Этот человек был первым из всей молодой литературы, который, по виду без малейшего усилия, как в сказке, получил признание и в литературной среде, и в совершенно необозримой читательской массе. Он действительно проснулся в одно прекрасное утро знаменитым, с первых своих шагов почувствовал все неудобство популярности.
Неудобство это состояло не только в том, что на пароходах и на курортах стали попадаться авантюристы, выдававшие себя за писателя Зощенко; что надо было прятаться от прытких устроителей развлекательных концертов и гастрольных турне; что появились подражатели в газетах и журналах, снимавшие с Зощенко то, что способен снять плагиатор, — одежду. Нет, неудобство и даже тяжесть положения заключались в том, что талант Зощенко вызвал самое разностороннее и трагикомическое непонимание.

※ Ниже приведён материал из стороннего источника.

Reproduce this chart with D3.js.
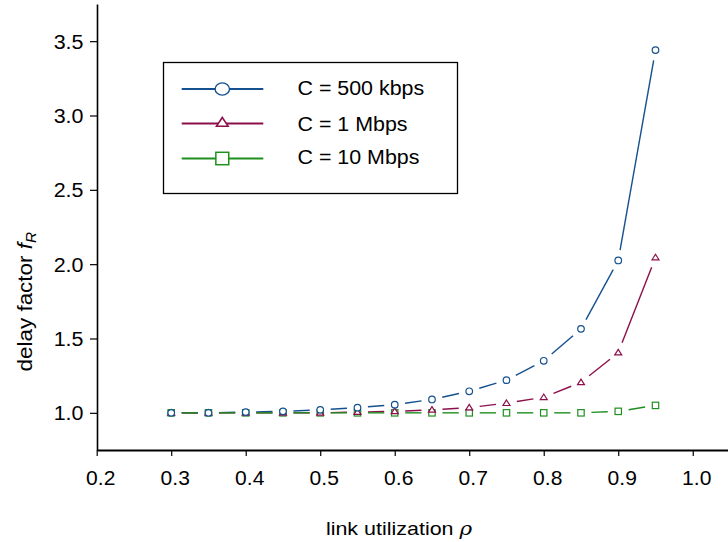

Раньше всего Зощенко нашел признание на наших субботах с вещами, довольно отдаленными от тех, которые пришлись по вкусу читателям юмористических журналов. Мы были покорены необыкновенным даром писателя сочетать в тонко построенном рассказе иронию с правдой чувств. Еще не вполне угадывая его самобытность, находясь в постоянной атмосфере литературных поисков, мы сравнивали Зощенко со всеми возможными его предшественниками, по сходству и по противоположности, и эти сравнения и давали ему повод обижаться на своих друзей, иногда очень серьезно. Самобытность его никогда нами не подвергалась сомнению, но мы не могли заранее определить ее меру, тем более что тогда говорилось о «серапионах» как о явлении традиционном. Автор умнейших и глубоко исторических статей о Петербурге начала двадцатых годов — Мариэтта Шагинян, друг и участник наших суббот, в своем «Литературном дневнике» прямо писала, что «серапионы» «возрождают исконную русскую классическую повесть».